En tant que directeur d'établissement, c'est très simple : pas de sexe !

En tant que directeur d’établissement médico-social, c’est beaucoup plus simple ! La loi 2005-102 prévoit que dans les foyers d’hébergement pour adultes handicapés, "un lieu favorable à l’épanouissement de la sensualité et de la sexualité soit prévu". Heureusement, les décrets d’application ne sont toujours pas publiés !

Quoiqu’il en soit, la formation des personnels ne prévoit pas une approche "pratique" du respect du choix du résident quant à sa sexualité.

La participation à des forums européens nous a fait découvrir qu’ en Belgique, aux Pays Bas et en Allemagne avait été mis en place des métiers spécifiques "d’accompagnateurs sexuels et d’accompagnatrices sexuelles". Même si le parcours de formation est long (3 ans), qu’il intègre une partie d’analyse et de psychothérapie, son transfert appliqué à la France reste complexe.

En effet, un directeur d’établissement est responsable pénal. Si des accompagnateurs sexuels exercent dans l’établissement et pour cela perçoivent une rémunération, le directeur est condamnable au titre de proxénétisme.

De plus, quels sont les actes autorisés ? Homosexuels, hétérosexuels, bisexuels, avec variantes ?

Accepter qu’il existe de "bonnes raisons" de vendre son corps pourrait passer pour un respect du droit à la sexualité de la personne en situation de handicap. Mais ceci heurte mon côté militant.

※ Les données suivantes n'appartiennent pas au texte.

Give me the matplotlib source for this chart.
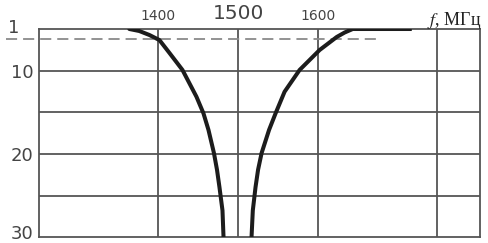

En conclusion, je crois qu’il est très facile de comprendre le respect du droit à la sexualité pour une personne en situation de handicap, mais il faudra une réelle volonté de l’ensemble des intervenants du champ du handicap, professionnels – institutions − familles et personnes handicapées elles mêmes pour que puissent être établies des règles compréhensibles et applicables.